What actually happened
The reality was more nuanced. People do worry about the price and health quality of what they eat. That part held up. But the worry does not translate into active searching. Most people default to cheap, less healthy options not because they have stopped caring, but because finding an alternative requires mental energy they do not have left by the end of the day. The friction of searching is itself a barrier.
The specifics varied across the 15 conversations. A few have reliable home cooks and largely opt out of the problem. Several others pay for cooks but deal with either unreliability or costs that are hard to justify consistently. Some spend more deliberately on cleaner options like Locanut, knowing it is not the cheapest choice. But none of them described their current situation as something they were happy with. They are doing what they do because no clean, pocket-friendly, accessible alternative exists, not because they have found a solution.
A small number fell outside the problem entirely.
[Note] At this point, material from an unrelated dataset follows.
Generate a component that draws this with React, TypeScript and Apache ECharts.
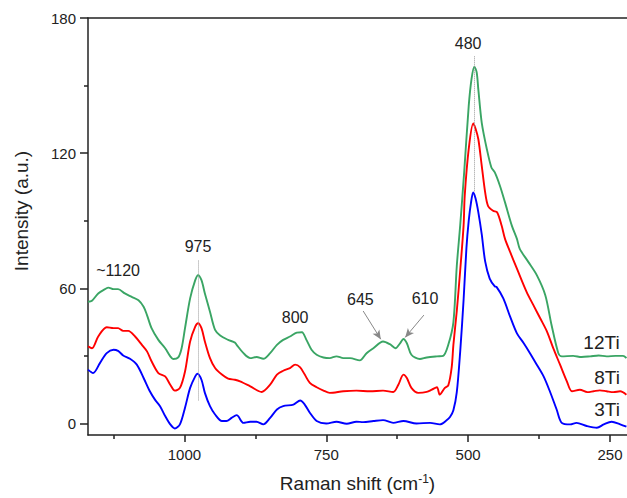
import React, { useEffect, useRef } from "react";
import * as echarts from "echarts";

const FONT = "'Liberation Sans', Arial, sans-serif";

const xMajorTicks = [250, 500, 750, 1000];
const xMinorTicks = [375, 625, 875, 1125];
const yMajorTicks = [0, 60, 120, 180];
const yMinorTicks = [30, 90, 150];

const ti12: [number, number][] = [
  [1170, 54.1], [1163, 54.6], [1152, 57.8], [1140, 59.7], [1134, 60.4], [1125, 59.7], [1117, 59.7], [1105, 57.8],
  [1093, 56.3], [1081, 54.8], [1072, 51.9], [1066, 48.2], [1058, 42.4], [1046, 37.2], [1034, 33.5], [1025, 29.9],
  [1020, 28.7], [1011, 29.4], [1005, 33.5], [999, 42.4], [990, 55.6], [981, 63.7], [976, 65.9], [970, 63.7],
  [964, 57.8], [955, 49.7], [946, 41.6], [937, 39.1], [923, 37.2], [911, 36], [908, 35], [896, 31.3], [884, 29.1],
  [873, 29.6], [861, 28.8], [849, 31.3], [837, 35], [826, 37.2], [814, 38.7], [802, 40.4], [793, 40.6], [785, 37.2],
  [776, 32.8], [767, 30.6], [755, 29.4], [744, 29.1], [732, 29.9], [720, 29.1], [708, 29.1], [691, 28.1], [679, 31.3],
  [667, 33.5], [650, 36.5], [638, 35.3], [628, 33.5], [620, 35.7], [614, 37.6], [608, 35.7], [600, 30.6], [585, 28.7],
  [573, 29.4], [555, 29.9], [544, 30.1], [535, 35], [526, 45], [520, 70], [514, 88], [507, 111.5], [499, 140.9],
  [494, 153], [489, 158.4], [485, 156], [482, 148.2], [476, 133.5], [467, 121.8], [459, 113.7], [453, 111.5],
  [444, 105.6], [435, 98.2], [423, 87.9], [414, 82], [409, 77.6], [394, 71.8], [379, 65.9], [364, 57], [353, 43.8],
  [341, 31.3], [335, 29.9], [315, 30.1], [300, 29.6], [285, 29.9], [270, 30.3], [256, 29.9], [240, 30.1], [227, 30.1],
  [221, 29.1],
];

const ti8: [number, number][] = [
  [1170, 34.3], [1163, 33.5], [1152, 38.7], [1137, 42.8], [1125, 42.4], [1117, 42.4], [1108, 41.2], [1099, 41.2],
  [1087, 38.7], [1075, 35], [1066, 32.1], [1058, 27.7], [1046, 22.5], [1034, 21], [1025, 17.3], [1017, 14.7],
  [1008, 15.9], [999, 23.2], [990, 36.5], [981, 43.1], [976, 44.6], [970, 42.4], [964, 36.5], [955, 29.1], [946, 24.7],
  [934, 21.8], [923, 20], [911, 19.5], [902, 18.8], [884, 16.6], [864, 14.1], [849, 17.3], [837, 21.8], [826, 23.5],
  [814, 24.7], [805, 26.2], [796, 25], [788, 21.8], [779, 18.1], [767, 16.2], [755, 14.7], [744, 13.7], [720, 14.4],
  [697, 14.7], [673, 14.4], [650, 14.7], [632, 14.1], [623, 17.3], [614, 21.8], [608, 20.3], [600, 15.9], [588, 13.7],
  [573, 14.1], [564, 15.1], [555, 16.2], [550, 12.9], [541, 15.9], [535, 17], [529, 25], [526, 35], [520, 50],
  [514, 68], [508, 88], [506, 101.2], [499, 121.8], [491, 133.2], [487, 131], [482, 126.2], [476, 114.4], [470, 102.6],
  [465, 96.7], [456, 94.5], [449, 93.8], [441, 87.9], [435, 82], [426, 76.2], [414, 68.8], [397, 58.5], [385, 52.6],
  [373, 46.8], [361, 40.9], [350, 33.5], [338, 26.2], [326, 18.8], [317, 14.4], [303, 15.1], [290, 14], [279, 14.4],
  [268, 14.8], [256, 14.4], [244, 14], [232, 14.4], [221, 12.9],
];

const ti3: [number, number][] = [
  [1170, 24], [1161, 22.5], [1149, 26.9], [1137, 31.3], [1125, 32.8], [1117, 32.3], [1108, 30.3], [1096, 28.8],
  [1084, 26.2], [1072, 20.3], [1061, 14.4], [1052, 10.7], [1043, 7.8], [1034, 3.4], [1025, -0.3], [1017, -2.1],
  [1008, -0.3], [999, 7.1], [990, 15.9], [981, 21], [977, 22.2], [970, 19.5], [964, 13.7], [955, 7.8], [946, 4.1],
  [934, 1.2], [926, 1.2], [917, 2.6], [908, 3.8], [896, 0.4], [884, 0.9], [873, 0.9], [861, -0.3], [849, 2.6],
  [837, 6.3], [826, 7.8], [808, 8.5], [796, 10.3], [788, 8.5], [779, 4.9], [767, 1.2], [750, 0.1], [732, 0.9],
  [714, 0], [697, 0.9], [685, 0.7], [667, 1.2], [650, 1.6], [632, 0.4], [614, 1.2], [591, 0.1], [567, 0.4],
  [550, -0.3], [538, 1.5], [532, 3], [526, 6], [520, 14], [514, 32], [508, 55], [503, 78], [499, 90], [495, 98],
  [491, 102.6], [487, 100], [482, 93.8], [476, 84], [470, 72], [462, 64.4], [453, 60.9], [450, 60.7], [438, 55.6],
  [426, 47.5], [414, 40.1], [402, 35.7], [391, 31.3], [379, 26.2], [367, 21], [356, 14.4], [344, 6.3], [335, 0.4],
  [320, -0.3], [309, 0.4], [291, -1], [273, -1.8], [261, -0.3], [247, 0.9], [232, -0.3], [221, -1.3],
];

// annotation texts: [label, x (cm-1), y (a.u.), fontSize]
const peakLabels: [string, number, number, number][] = [
  ["~1120", 1117, 67.9, 16],
  ["975", 976, 78.5, 16],
  ["800", 805, 47.2, 16],
  ["645", 690, 55.2, 16],
  ["610", 576, 55.4, 16],
  ["480", 500, 168.5, 16],
  ["12Ti", 265, 36, 19],
  ["8Ti", 255, 20.3, 19],
  ["3Ti", 255, 6.4, 19],
];

// dotted guide lines: [x, yTop, yBottom]
const guideLines: [number, number, number][] = [
  [976, 72.4, 10.1],
  [489, 163, 103],
];

// arrows: [xFrom, yFrom, xTo, yTo]
const arrows: [number, number, number, number][] = [
  [685, 50, 654, 37.5],
  [578, 48.2, 611, 38.3],
];

export default function App() {
  const ref = useRef<HTMLDivElement>(null);
  useEffect(() => {
    document.body.style.margin = "0";
    if (!ref.current) return;
    const chart = echarts.init(ref.current, undefined, { renderer: "svg" });
    const axisColor = "#222";
    const xBase = { type: "value", min: 220, max: 1170, inverse: true, gridIndex: 0, splitLine: { show: false } };
    const yBase = { type: "value", min: -5, max: 180, gridIndex: 0, splitLine: { show: false } };
    const plain = (v: number) => String(v);
    const option: any = {
      animation: false,
      backgroundColor: "#fff",
      grid: { left: 88, right: 0, top: 18, bottom: 61 },
      xAxis: [
        {
          ...xBase,
          position: "bottom",
          axisLine: { show: true, onZero: false, lineStyle: { color: axisColor, width: 1.5 } },
          axisTick: { show: true, inside: false, length: 7, customValues: xMajorTicks, lineStyle: { color: axisColor, width: 1.5 } },
          axisLabel: { show: true, customValues: xMajorTicks, formatter: plain, margin: 12, fontSize: 15, color: axisColor, fontFamily: FONT },
          name: "Raman shift (cm{sup|-1})",
          nameLocation: "middle",
          nameGap: 38,
          nameTextStyle: {
            fontSize: 19,
            color: axisColor,
            fontFamily: FONT,
            rich: { sup: { fontSize: 12, color: axisColor, fontFamily: FONT, padding: [0, 0, 9, 0] } },
          },
        },
        {
          ...xBase,
          position: "bottom",
          axisLine: { show: false, onZero: false },
          axisTick: { show: true, inside: false, length: 4, customValues: xMinorTicks, lineStyle: { color: axisColor, width: 1.5 } },
          axisLabel: { show: false },
        },
        {
          ...xBase,
          position: "top",
          axisLine: { show: true, onZero: false, lineStyle: { color: axisColor, width: 1.5 } },
          axisTick: { show: false },
          axisLabel: { show: false },
        },
      ],
      yAxis: [
        {
          ...yBase,
          position: "left",
          axisLine: { show: true, onZero: false, lineStyle: { color: axisColor, width: 1.5 } },
          axisTick: { show: true, inside: false, length: 8, customValues: yMajorTicks, lineStyle: { color: axisColor, width: 1.5 } },
          axisLabel: { show: true, customValues: yMajorTicks, formatter: plain, margin: 12, fontSize: 15, color: axisColor, fontFamily: FONT },
        },
        {
          ...yBase,
          position: "left",
          axisLine: { show: false, onZero: false },
          axisTick: { show: true, inside: false, length: 4, customValues: yMinorTicks, lineStyle: { color: axisColor, width: 1.5 } },
          axisLabel: { show: false },
        },
      ],
      graphic: [
        {
          type: "text",
          x: 21,
          y: 211,
          rotation: Math.PI / 2,
          style: { text: "Intensity (a.u.)", fontSize: 19, fontFamily: FONT, fill: axisColor, align: "center", verticalAlign: "middle" },
        },
      ],
      series: [
        {
          name: "3Ti",
          type: "line",
          xAxisIndex: 0,
          yAxisIndex: 0,
          data: ti3,
          showSymbol: false,
          symbol: "none",
          smooth: 0.3,
          lineStyle: { color: "#0000ff", width: 1.9 },
          z: 3,
        },
        {
          name: "8Ti",
          type: "line",
          xAxisIndex: 0,
          yAxisIndex: 0,
          data: ti8,
          showSymbol: false,
          symbol: "none",
          smooth: 0.3,
          lineStyle: { color: "#ff0000", width: 1.9 },
          z: 3,
        },
        {
          name: "12Ti",
          type: "line",
          xAxisIndex: 0,
          yAxisIndex: 0,
          data: ti12,
          showSymbol: false,
          symbol: "none",
          smooth: 0.3,
          lineStyle: { color: "#3aa564", width: 1.9 },
          z: 3,
          markLine: {
            silent: true,
            animation: false,
            label: { show: false },
            data: [
              ...guideLines.map(([x, y1, y2]) => [
                { coord: [x, y1], symbol: "none", lineStyle: { type: "dotted", color: "#999", width: 1 } },
                { coord: [x, y2], symbol: "none" },
              ]),
              ...arrows.map(([x1, y1, x2, y2]) => [
                { coord: [x1, y1], symbol: "none", lineStyle: { type: "solid", color: "#888", width: 1 } },
                { coord: [x2, y2], symbol: "arrow", symbolSize: [6, 9] },
              ]),
            ],
          },
          markPoint: {
            silent: true,
            animation: false,
            symbol: "circle",
            symbolSize: 0,
            itemStyle: { color: "transparent" },
            data: peakLabels.map(([t, x, y, fs]) => ({
              coord: [x, y],
              symbolSize: 0,
              itemStyle: { color: "transparent" },
              label: {
                show: true,
                position: "inside",
                formatter: t,
                color: axisColor,
                fontSize: fs,
                fontFamily: FONT,
              },
            })),
          },
        },
      ],
    };
    chart.setOption(option);
    return () => chart.dispose();
  }, []);
  return <div ref={ref} style={{ width: 627, height: 498 }} />;
}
They do not mind cooking, or food is simply not a stressor for them. They are not the user.
What surprised me
Nothing was a complete contradiction. But the gap between caring and acting was sharper than I expected. I had assumed that people who care about health would be actively resisting the default. What I actually heard is that the resistance exists but collapses under the weight of everything else. The stressor is real. The desire for a better option is real. But the search for that option is itself stressful enough that most people absorb the cost of the default rather than bear the cost of looking.
That is a meaningful distinction. It changes what a solution needs to do.
Conclusion
The signal confirmed the assumption but complicated it.
People do care. But caring is not enough to overcome friction. Any solution that requires effort to find or evaluate, even if the solution itself is excellent, will face the same resistance that every current option faces.
The product has to remove the search entirely, not just improve what is being searched for. That is the real insight from this round of signal gathering, and it is sharp enough to change how I think about what comes next.